● Given problem
Write every line out verbatim and omit the pictures.

● Dataset extract
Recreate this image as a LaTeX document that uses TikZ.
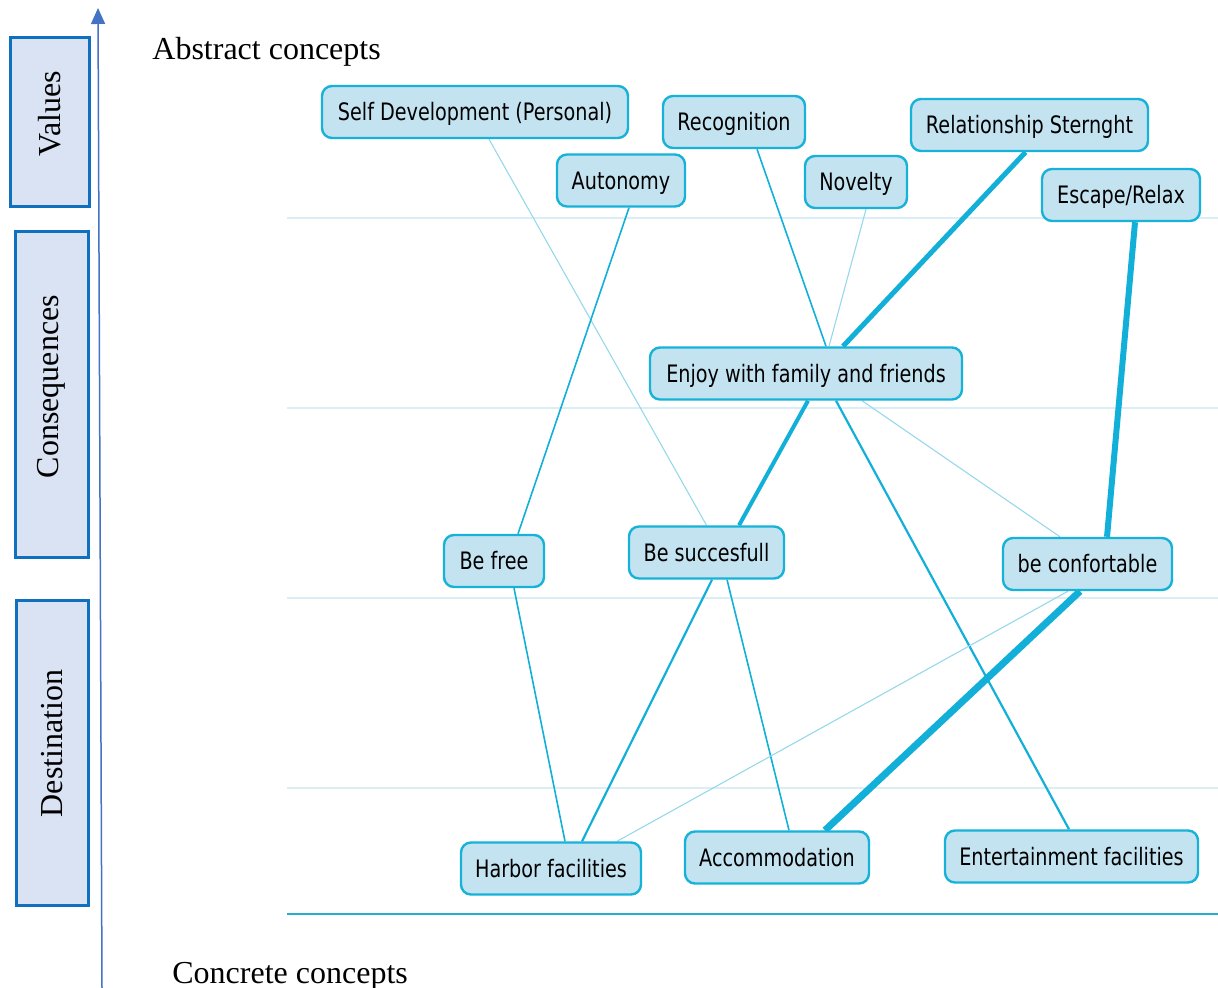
\documentclass[tikz,border=0pt]{standalone}
\usepackage{fontspec}
\setmainfont{Liberation Serif}
\newfontfamily\boxfont[FakeStretch=0.8]{DejaVu Sans}
\usetikzlibrary{calc,backgrounds,arrows.meta}

\definecolor{conceptfill}{RGB}{196,227,241}
\definecolor{conceptline}{RGB}{22,178,216}
\definecolor{linkdark}{RGB}{18,176,216}
\definecolor{linklight}{RGB}{150,216,235}
\definecolor{bandline}{RGB}{218,238,246}
\definecolor{bottomrule}{RGB}{40,172,210}
\definecolor{levelfill}{RGB}{218,227,243}
\definecolor{levelline}{RGB}{16,112,192}
\definecolor{axisblue}{RGB}{68,114,196}

\begin{document}
\begin{tikzpicture}[x=0.5pt,y=-0.5pt,
  concept/.style={draw=conceptline, fill=conceptfill, line width=1.2pt,
    rounded corners=5pt, minimum height=26pt, minimum width=#1, inner xsep=0pt,
    text height=9.5pt, text depth=0.75pt,
    font=\boxfont\fontsize{12}{14}\selectfont, text=black},
  level/.style={draw=levelline, fill=levelfill, line width=1.5pt, rotate=90,
    inner sep=0pt, font=\fontsize{16}{18}\selectfont},
  title/.style={anchor=base west, inner sep=0pt, font=\fontsize{16}{18}\selectfont},
  band/.style={draw=bandline, line width=1pt},
  lightlink/.style={draw=linklight, line width=0.55pt},
  link/.style={draw=linkdark, line width=0.8pt},
  midlink/.style={draw=linkdark, line width=1.1pt},
  boldlink/.style={draw=linkdark, line width=#1}
]
\useasboundingbox (0,0) rectangle (1218,988);

% vertical abstraction axis
\draw[axisblue, line width=0.75pt, -{Triangle[length=8pt,width=7pt]}] (102,988) -- (98,8);
\node[title] (abstract) at (152,60) {Abstract concepts};
\node[title] (concrete) at (172,983) {Concrete concepts};

% level labels (the leading space lifts each word a little above the box centre)
\node[level, minimum width=84.5pt, minimum height=39.5pt] (values) at (49.5,122.5) {\hspace*{9pt}Values};
\node[level, minimum width=162.5pt, minimum height=36.5pt] (conseq) at (51.5,394.5) {\hspace*{8pt}Consequences};
\node[level, minimum width=152.5pt, minimum height=36pt] (dest) at (52,752.5) {\hspace*{9pt}Destination};

% concepts
\node[concept=153pt] (sd) at (475,112) {Self Development (Personal)};
\node[concept=71pt] (rec) at (734,122) {Recognition};
\node[concept=118.5pt] (rel) at (1029.5,125) {Relationship Sternght};
\node[concept=64pt] (aut) at (621,180.5) {Autonomy};
\node[concept=51pt] (nov) at (856,182) {Novelty};
\node[concept=79pt] (esc) at (1121,195) {Escape/Relax};
\node[concept=156pt] (enj) at (806,373.5) {Enjoy with family and friends};
\node[concept=50pt] (free) at (494,561) {Be free};
\node[concept=77.5pt] (succ) at (706.5,552.5) {Be succesfull};
\node[concept=84.5pt] (comf) at (1087.5,564) {be confortable};
\node[concept=90pt] (harb) at (551,868.5) {Harbor facilities};
\node[concept=92pt] (acc) at (777,857.5) {Accommodation};
\node[concept=126.5pt] (ent) at (1071.5,856.5) {Entertainment facilities};

\begin{pgfonlayer}{background}
  % level bands
  \foreach \yy in {218,408,598,788} \draw[band] (287,\yy) -- (1218,\yy);
  \draw[draw=bottomrule, line width=0.9pt] (287,914) -- (1218,914);

  % links between concepts
  \draw[lightlink] ($(sd.south)+(14,0)$) -- ($(succ.north)+(0,0)$);
  \draw[link] ($(aut.south)+(8,0)$) -- ($(free.north)+(24,0)$);
  \draw[link] ($(rec.south)+(23,0)$) -- ($(enj.north)+(20,0)$);
  \draw[lightlink] ($(nov.south)+(10,0)$) -- ($(enj.north)+(23,0)$);
  \draw[boldlink=2.5pt] ($(rel.south)+(-4,0)$) -- ($(enj.north)+(37,0)$);
  \draw[boldlink=3pt] ($(esc.south)+(14,0)$) -- ($(comf.north)+(19.5,0)$);
  \draw[boldlink=2pt] ($(enj.south)+(2,0)$) -- ($(succ.north)+(32.5,0)$);
  \draw[midlink] ($(enj.south)+(30,0)$) -- ($(ent.north)+(-2.5,0)$);
  \draw[lightlink] ($(enj.south)+(56,0)$) -- ($(comf.north)+(-27.5,0)$);
  \draw[link] ($(free.south)+(20,0)$) -- ($(harb.north)+(14,0)$);
  \draw[midlink] ($(succ.south)+(5.5,0)$) -- ($(harb.north)+(31,0)$);
  \draw[link] ($(succ.south)+(20.5,0)$) -- ($(acc.north)+(12,0)$);
  \draw[lightlink] ($(comf.south)+(-19.5,0)$) -- ($(harb.north)+(66,0)$);
  \draw[boldlink=3.5pt] ($(comf.south)+(-7.5,0)$) -- ($(acc.north)+(48,0)$);
\end{pgfonlayer}
\end{tikzpicture}
\end{document}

● Exercise answer
Recreate this image as a LaTeX document that uses TikZ.
\documentclass[tikz,border=0pt]{standalone}
\usepackage{fontspec}
\setmainfont{Liberation Serif}
\newfontfamily\boxfont[FakeStretch=0.8]{DejaVu Sans}
\usetikzlibrary{calc,backgrounds,arrows.meta}

\definecolor{conceptfill}{RGB}{196,227,241}
\definecolor{conceptline}{RGB}{22,178,216}
\definecolor{linkdark}{RGB}{18,176,216}
\definecolor{linklight}{RGB}{150,216,235}
\definecolor{bandline}{RGB}{218,238,246}
\definecolor{bottomrule}{RGB}{40,172,210}
\definecolor{levelfill}{RGB}{218,227,243}
\definecolor{levelline}{RGB}{16,112,192}
\definecolor{axisblue}{RGB}{68,114,196}

\begin{document}
\begin{tikzpicture}[x=0.5pt,y=-0.5pt,
  concept/.style={draw=conceptline, fill=conceptfill, line width=1.2pt,
    rounded corners=5pt, minimum height=26pt, minimum width=#1, inner xsep=0pt,
    text height=9.5pt, text depth=0.75pt,
    font=\boxfont\fontsize{12}{14}\selectfont, text=black},
  level/.style={draw=levelline, fill=levelfill, line width=1.5pt, rotate=90,
    inner sep=0pt, font=\fontsize{16}{18}\selectfont},
  title/.style={anchor=base west, inner sep=0pt, font=\fontsize{16}{18}\selectfont},
  band/.style={draw=bandline, line width=1pt},
  lightlink/.style={draw=linklight, line width=0.55pt},
  link/.style={draw=linkdark, line width=0.8pt},
  midlink/.style={draw=linkdark, line width=1.1pt},
  boldlink/.style={draw=linkdark, line width=#1}
]
\useasboundingbox (0,0) rectangle (1218,988);

% vertical abstraction axis
\draw[axisblue, line width=0.75pt, -{Triangle[length=8pt,width=7pt]}] (102,988) -- (98,8);
\node[title] (abstract) at (152,60) {Abstract concepts};
\node[title] (concrete) at (172,983) {Concrete concepts};

% level labels (the leading space lifts each word a little above the box centre)
\node[level, minimum width=84.5pt, minimum height=39.5pt] (values) at (49.5,122.5) {\hspace*{9pt}Values};
\node[level, minimum width=162.5pt, minimum height=36.5pt] (conseq) at (51.5,394.5) {\hspace*{8pt}Consequences};
\node[level, minimum width=152.5pt, minimum height=36pt] (dest) at (52,752.5) {\hspace*{9pt}Destination};

% concepts
\node[concept=153pt] (sd) at (475,112) {Self Development (Personal)};
\node[concept=71pt] (rec) at (734,122) {Recognition};
\node[concept=118.5pt] (rel) at (1029.5,125) {Relationship Sternght};
\node[concept=64pt] (aut) at (621,180.5) {Autonomy};
\node[concept=51pt] (nov) at (856,182) {Novelty};
\node[concept=79pt] (esc) at (1121,195) {Escape/Relax};
\node[concept=156pt] (enj) at (806,373.5) {Enjoy with family and friends};
\node[concept=50pt] (free) at (494,561) {Be free};
\node[concept=77.5pt] (succ) at (706.5,552.5) {Be succesfull};
\node[concept=84.5pt] (comf) at (1087.5,564) {be confortable};
\node[concept=90pt] (harb) at (551,868.5) {Harbor facilities};
\node[concept=92pt] (acc) at (777,857.5) {Accommodation};
\node[concept=126.5pt] (ent) at (1071.5,856.5) {Entertainment facilities};

\begin{pgfonlayer}{background}
  % level bands
  \foreach \yy in {218,408,598,788} \draw[band] (287,\yy) -- (1218,\yy);
  \draw[draw=bottomrule, line width=0.9pt] (287,914) -- (1218,914);

  % links between concepts
  \draw[lightlink] ($(sd.south)+(14,0)$) -- ($(succ.north)+(0,0)$);
  \draw[link] ($(aut.south)+(8,0)$) -- ($(free.north)+(24,0)$);
  \draw[link] ($(rec.south)+(23,0)$) -- ($(enj.north)+(20,0)$);
  \draw[lightlink] ($(nov.south)+(10,0)$) -- ($(enj.north)+(23,0)$);
  \draw[boldlink=2.5pt] ($(rel.south)+(-4,0)$) -- ($(enj.north)+(37,0)$);
  \draw[boldlink=3pt] ($(esc.south)+(14,0)$) -- ($(comf.north)+(19.5,0)$);
  \draw[boldlink=2pt] ($(enj.south)+(2,0)$) -- ($(succ.north)+(32.5,0)$);
  \draw[midlink] ($(enj.south)+(30,0)$) -- ($(ent.north)+(-2.5,0)$);
  \draw[lightlink] ($(enj.south)+(56,0)$) -- ($(comf.north)+(-27.5,0)$);
  \draw[link] ($(free.south)+(20,0)$) -- ($(harb.north)+(14,0)$);
  \draw[midlink] ($(succ.south)+(5.5,0)$) -- ($(harb.north)+(31,0)$);
  \draw[link] ($(succ.south)+(20.5,0)$) -- ($(acc.north)+(12,0)$);
  \draw[lightlink] ($(comf.south)+(-19.5,0)$) -- ($(harb.north)+(66,0)$);
  \draw[boldlink=3.5pt] ($(comf.south)+(-7.5,0)$) -- ($(acc.north)+(48,0)$);
\end{pgfonlayer}
\end{tikzpicture}
\end{document}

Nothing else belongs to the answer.